### [Task to carry out]
Can you transcribe the data exactly? Leave the pictures out.

### [Available data]
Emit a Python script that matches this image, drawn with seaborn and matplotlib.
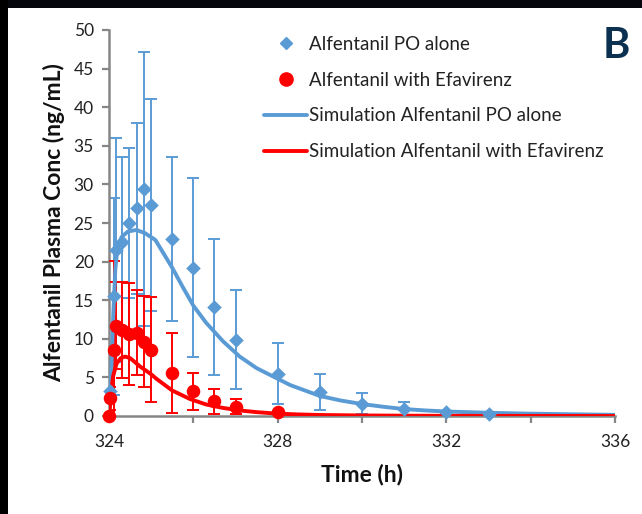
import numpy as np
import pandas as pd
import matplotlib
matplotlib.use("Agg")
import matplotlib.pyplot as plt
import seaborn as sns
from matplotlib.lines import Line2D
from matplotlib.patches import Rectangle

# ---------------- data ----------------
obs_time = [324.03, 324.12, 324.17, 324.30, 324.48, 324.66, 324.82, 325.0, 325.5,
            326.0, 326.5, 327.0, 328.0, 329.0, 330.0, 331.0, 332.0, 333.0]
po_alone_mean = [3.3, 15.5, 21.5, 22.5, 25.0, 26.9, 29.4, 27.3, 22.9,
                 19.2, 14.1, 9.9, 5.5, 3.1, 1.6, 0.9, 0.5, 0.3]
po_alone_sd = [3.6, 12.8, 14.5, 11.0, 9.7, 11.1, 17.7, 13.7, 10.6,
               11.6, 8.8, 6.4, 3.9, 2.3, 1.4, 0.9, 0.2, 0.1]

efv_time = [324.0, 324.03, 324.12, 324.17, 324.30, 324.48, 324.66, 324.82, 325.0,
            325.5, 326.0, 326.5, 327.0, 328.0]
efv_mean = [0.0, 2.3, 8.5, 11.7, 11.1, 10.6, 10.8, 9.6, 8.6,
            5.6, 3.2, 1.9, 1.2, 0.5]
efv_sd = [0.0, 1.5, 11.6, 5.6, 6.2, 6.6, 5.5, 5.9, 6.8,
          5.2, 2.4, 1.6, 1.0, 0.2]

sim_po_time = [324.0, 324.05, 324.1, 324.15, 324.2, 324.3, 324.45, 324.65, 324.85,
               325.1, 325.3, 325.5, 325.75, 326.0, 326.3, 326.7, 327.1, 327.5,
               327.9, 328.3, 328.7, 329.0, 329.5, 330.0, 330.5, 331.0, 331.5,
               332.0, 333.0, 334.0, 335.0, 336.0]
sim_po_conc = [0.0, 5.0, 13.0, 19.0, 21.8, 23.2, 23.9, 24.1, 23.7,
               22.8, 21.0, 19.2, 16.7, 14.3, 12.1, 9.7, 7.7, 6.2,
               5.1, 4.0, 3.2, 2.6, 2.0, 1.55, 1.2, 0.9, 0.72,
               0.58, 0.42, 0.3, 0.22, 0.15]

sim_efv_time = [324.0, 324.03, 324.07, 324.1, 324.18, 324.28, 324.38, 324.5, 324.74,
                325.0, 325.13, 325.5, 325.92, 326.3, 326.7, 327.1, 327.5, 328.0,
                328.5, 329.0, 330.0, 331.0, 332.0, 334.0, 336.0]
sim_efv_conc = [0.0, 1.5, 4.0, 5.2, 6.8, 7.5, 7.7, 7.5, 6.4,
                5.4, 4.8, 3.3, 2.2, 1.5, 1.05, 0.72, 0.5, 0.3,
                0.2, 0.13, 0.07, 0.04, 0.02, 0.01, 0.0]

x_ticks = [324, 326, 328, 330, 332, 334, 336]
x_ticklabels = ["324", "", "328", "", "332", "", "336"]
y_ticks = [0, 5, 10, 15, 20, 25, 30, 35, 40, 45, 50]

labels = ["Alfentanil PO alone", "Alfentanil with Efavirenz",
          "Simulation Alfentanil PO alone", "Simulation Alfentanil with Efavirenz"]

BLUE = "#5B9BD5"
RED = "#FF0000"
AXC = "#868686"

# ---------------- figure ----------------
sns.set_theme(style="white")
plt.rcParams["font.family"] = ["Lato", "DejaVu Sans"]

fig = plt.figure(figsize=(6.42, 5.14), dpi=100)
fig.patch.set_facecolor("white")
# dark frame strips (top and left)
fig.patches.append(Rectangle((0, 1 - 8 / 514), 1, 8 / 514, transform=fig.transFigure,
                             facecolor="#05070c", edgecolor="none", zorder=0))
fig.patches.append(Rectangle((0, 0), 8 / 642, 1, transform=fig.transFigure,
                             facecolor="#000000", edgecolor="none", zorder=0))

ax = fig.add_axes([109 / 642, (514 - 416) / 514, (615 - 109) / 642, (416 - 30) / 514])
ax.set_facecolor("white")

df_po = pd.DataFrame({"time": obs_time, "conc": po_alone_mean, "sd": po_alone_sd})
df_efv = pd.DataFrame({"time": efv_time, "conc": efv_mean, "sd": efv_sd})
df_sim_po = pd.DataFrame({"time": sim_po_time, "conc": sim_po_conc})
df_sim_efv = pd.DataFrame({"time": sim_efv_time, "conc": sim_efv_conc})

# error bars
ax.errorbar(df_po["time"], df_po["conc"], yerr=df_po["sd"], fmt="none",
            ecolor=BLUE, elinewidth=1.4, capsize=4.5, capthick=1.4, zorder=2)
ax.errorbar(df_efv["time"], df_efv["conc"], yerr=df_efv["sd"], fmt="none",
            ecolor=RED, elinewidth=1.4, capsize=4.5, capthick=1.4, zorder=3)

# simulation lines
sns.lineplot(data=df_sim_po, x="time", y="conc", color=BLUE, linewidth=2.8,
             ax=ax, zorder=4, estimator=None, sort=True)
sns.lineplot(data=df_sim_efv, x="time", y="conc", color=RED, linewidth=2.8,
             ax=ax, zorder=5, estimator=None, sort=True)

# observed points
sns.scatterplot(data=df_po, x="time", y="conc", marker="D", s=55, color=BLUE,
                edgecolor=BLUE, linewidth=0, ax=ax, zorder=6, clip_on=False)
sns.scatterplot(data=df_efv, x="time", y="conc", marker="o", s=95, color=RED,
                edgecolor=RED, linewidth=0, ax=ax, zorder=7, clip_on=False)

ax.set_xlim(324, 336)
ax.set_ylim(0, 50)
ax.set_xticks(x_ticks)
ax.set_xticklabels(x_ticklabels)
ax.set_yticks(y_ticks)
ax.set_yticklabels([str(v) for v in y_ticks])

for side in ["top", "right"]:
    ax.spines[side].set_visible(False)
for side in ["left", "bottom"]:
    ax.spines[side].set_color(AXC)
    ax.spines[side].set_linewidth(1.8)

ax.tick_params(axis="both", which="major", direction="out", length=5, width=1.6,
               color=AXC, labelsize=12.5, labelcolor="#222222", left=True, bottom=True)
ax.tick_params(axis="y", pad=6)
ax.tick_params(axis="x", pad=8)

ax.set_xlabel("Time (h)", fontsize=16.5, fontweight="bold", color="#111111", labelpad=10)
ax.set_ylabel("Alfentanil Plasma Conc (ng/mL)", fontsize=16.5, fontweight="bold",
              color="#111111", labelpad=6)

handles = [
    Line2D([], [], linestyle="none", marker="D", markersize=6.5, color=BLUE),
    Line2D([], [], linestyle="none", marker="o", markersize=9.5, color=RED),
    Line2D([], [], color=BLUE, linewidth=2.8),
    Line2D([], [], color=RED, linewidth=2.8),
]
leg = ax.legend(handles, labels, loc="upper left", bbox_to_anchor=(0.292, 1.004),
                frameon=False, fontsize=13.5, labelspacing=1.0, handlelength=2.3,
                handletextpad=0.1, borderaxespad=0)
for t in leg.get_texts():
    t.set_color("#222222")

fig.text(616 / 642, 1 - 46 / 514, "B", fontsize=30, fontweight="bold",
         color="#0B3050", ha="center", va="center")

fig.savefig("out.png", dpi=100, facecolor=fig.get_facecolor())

### [Exercise output]
Emit a Python script that matches this image, drawn with seaborn and matplotlib.
import numpy as np
import pandas as pd
import matplotlib
matplotlib.use("Agg")
import matplotlib.pyplot as plt
import seaborn as sns
from matplotlib.lines import Line2D
from matplotlib.patches import Rectangle

# ---------------- data ----------------
obs_time = [324.03, 324.12, 324.17, 324.30, 324.48, 324.66, 324.82, 325.0, 325.5,
            326.0, 326.5, 327.0, 328.0, 329.0, 330.0, 331.0, 332.0, 333.0]
po_alone_mean = [3.3, 15.5, 21.5, 22.5, 25.0, 26.9, 29.4, 27.3, 22.9,
                 19.2, 14.1, 9.9, 5.5, 3.1, 1.6, 0.9, 0.5, 0.3]
po_alone_sd = [3.6, 12.8, 14.5, 11.0, 9.7, 11.1, 17.7, 13.7, 10.6,
               11.6, 8.8, 6.4, 3.9, 2.3, 1.4, 0.9, 0.2, 0.1]

efv_time = [324.0, 324.03, 324.12, 324.17, 324.30, 324.48, 324.66, 324.82, 325.0,
            325.5, 326.0, 326.5, 327.0, 328.0]
efv_mean = [0.0, 2.3, 8.5, 11.7, 11.1, 10.6, 10.8, 9.6, 8.6,
            5.6, 3.2, 1.9, 1.2, 0.5]
efv_sd = [0.0, 1.5, 11.6, 5.6, 6.2, 6.6, 5.5, 5.9, 6.8,
          5.2, 2.4, 1.6, 1.0, 0.2]

sim_po_time = [324.0, 324.05, 324.1, 324.15, 324.2, 324.3, 324.45, 324.65, 324.85,
               325.1, 325.3, 325.5, 325.75, 326.0, 326.3, 326.7, 327.1, 327.5,
               327.9, 328.3, 328.7, 329.0, 329.5, 330.0, 330.5, 331.0, 331.5,
               332.0, 333.0, 334.0, 335.0, 336.0]
sim_po_conc = [0.0, 5.0, 13.0, 19.0, 21.8, 23.2, 23.9, 24.1, 23.7,
               22.8, 21.0, 19.2, 16.7, 14.3, 12.1, 9.7, 7.7, 6.2,
               5.1, 4.0, 3.2, 2.6, 2.0, 1.55, 1.2, 0.9, 0.72,
               0.58, 0.42, 0.3, 0.22, 0.15]

sim_efv_time = [324.0, 324.03, 324.07, 324.1, 324.18, 324.28, 324.38, 324.5, 324.74,
                325.0, 325.13, 325.5, 325.92, 326.3, 326.7, 327.1, 327.5, 328.0,
                328.5, 329.0, 330.0, 331.0, 332.0, 334.0, 336.0]
sim_efv_conc = [0.0, 1.5, 4.0, 5.2, 6.8, 7.5, 7.7, 7.5, 6.4,
                5.4, 4.8, 3.3, 2.2, 1.5, 1.05, 0.72, 0.5, 0.3,
                0.2, 0.13, 0.07, 0.04, 0.02, 0.01, 0.0]

x_ticks = [324, 326, 328, 330, 332, 334, 336]
x_ticklabels = ["324", "", "328", "", "332", "", "336"]
y_ticks = [0, 5, 10, 15, 20, 25, 30, 35, 40, 45, 50]

labels = ["Alfentanil PO alone", "Alfentanil with Efavirenz",
          "Simulation Alfentanil PO alone", "Simulation Alfentanil with Efavirenz"]

BLUE = "#5B9BD5"
RED = "#FF0000"
AXC = "#868686"

# ---------------- figure ----------------
sns.set_theme(style="white")
plt.rcParams["font.family"] = ["Lato", "DejaVu Sans"]

fig = plt.figure(figsize=(6.42, 5.14), dpi=100)
fig.patch.set_facecolor("white")
# dark frame strips (top and left)
fig.patches.append(Rectangle((0, 1 - 8 / 514), 1, 8 / 514, transform=fig.transFigure,
                             facecolor="#05070c", edgecolor="none", zorder=0))
fig.patches.append(Rectangle((0, 0), 8 / 642, 1, transform=fig.transFigure,
                             facecolor="#000000", edgecolor="none", zorder=0))

ax = fig.add_axes([109 / 642, (514 - 416) / 514, (615 - 109) / 642, (416 - 30) / 514])
ax.set_facecolor("white")

df_po = pd.DataFrame({"time": obs_time, "conc": po_alone_mean, "sd": po_alone_sd})
df_efv = pd.DataFrame({"time": efv_time, "conc": efv_mean, "sd": efv_sd})
df_sim_po = pd.DataFrame({"time": sim_po_time, "conc": sim_po_conc})
df_sim_efv = pd.DataFrame({"time": sim_efv_time, "conc": sim_efv_conc})

# error bars
ax.errorbar(df_po["time"], df_po["conc"], yerr=df_po["sd"], fmt="none",
            ecolor=BLUE, elinewidth=1.4, capsize=4.5, capthick=1.4, zorder=2)
ax.errorbar(df_efv["time"], df_efv["conc"], yerr=df_efv["sd"], fmt="none",
            ecolor=RED, elinewidth=1.4, capsize=4.5, capthick=1.4, zorder=3)

# simulation lines
sns.lineplot(data=df_sim_po, x="time", y="conc", color=BLUE, linewidth=2.8,
             ax=ax, zorder=4, estimator=None, sort=True)
sns.lineplot(data=df_sim_efv, x="time", y="conc", color=RED, linewidth=2.8,
             ax=ax, zorder=5, estimator=None, sort=True)

# observed points
sns.scatterplot(data=df_po, x="time", y="conc", marker="D", s=55, color=BLUE,
                edgecolor=BLUE, linewidth=0, ax=ax, zorder=6, clip_on=False)
sns.scatterplot(data=df_efv, x="time", y="conc", marker="o", s=95, color=RED,
                edgecolor=RED, linewidth=0, ax=ax, zorder=7, clip_on=False)

ax.set_xlim(324, 336)
ax.set_ylim(0, 50)
ax.set_xticks(x_ticks)
ax.set_xticklabels(x_ticklabels)
ax.set_yticks(y_ticks)
ax.set_yticklabels([str(v) for v in y_ticks])

for side in ["top", "right"]:
    ax.spines[side].set_visible(False)
for side in ["left", "bottom"]:
    ax.spines[side].set_color(AXC)
    ax.spines[side].set_linewidth(1.8)

ax.tick_params(axis="both", which="major", direction="out", length=5, width=1.6,
               color=AXC, labelsize=12.5, labelcolor="#222222", left=True, bottom=True)
ax.tick_params(axis="y", pad=6)
ax.tick_params(axis="x", pad=8)

ax.set_xlabel("Time (h)", fontsize=16.5, fontweight="bold", color="#111111", labelpad=10)
ax.set_ylabel("Alfentanil Plasma Conc (ng/mL)", fontsize=16.5, fontweight="bold",
              color="#111111", labelpad=6)

handles = [
    Line2D([], [], linestyle="none", marker="D", markersize=6.5, color=BLUE),
    Line2D([], [], linestyle="none", marker="o", markersize=9.5, color=RED),
    Line2D([], [], color=BLUE, linewidth=2.8),
    Line2D([], [], color=RED, linewidth=2.8),
]
leg = ax.legend(handles, labels, loc="upper left", bbox_to_anchor=(0.292, 1.004),
                frameon=False, fontsize=13.5, labelspacing=1.0, handlelength=2.3,
                handletextpad=0.1, borderaxespad=0)
for t in leg.get_texts():
    t.set_color("#222222")

fig.text(616 / 642, 1 - 46 / 514, "B", fontsize=30, fontweight="bold",
         color="#0B3050", ha="center", va="center")

fig.savefig("out.png", dpi=100, facecolor=fig.get_facecolor())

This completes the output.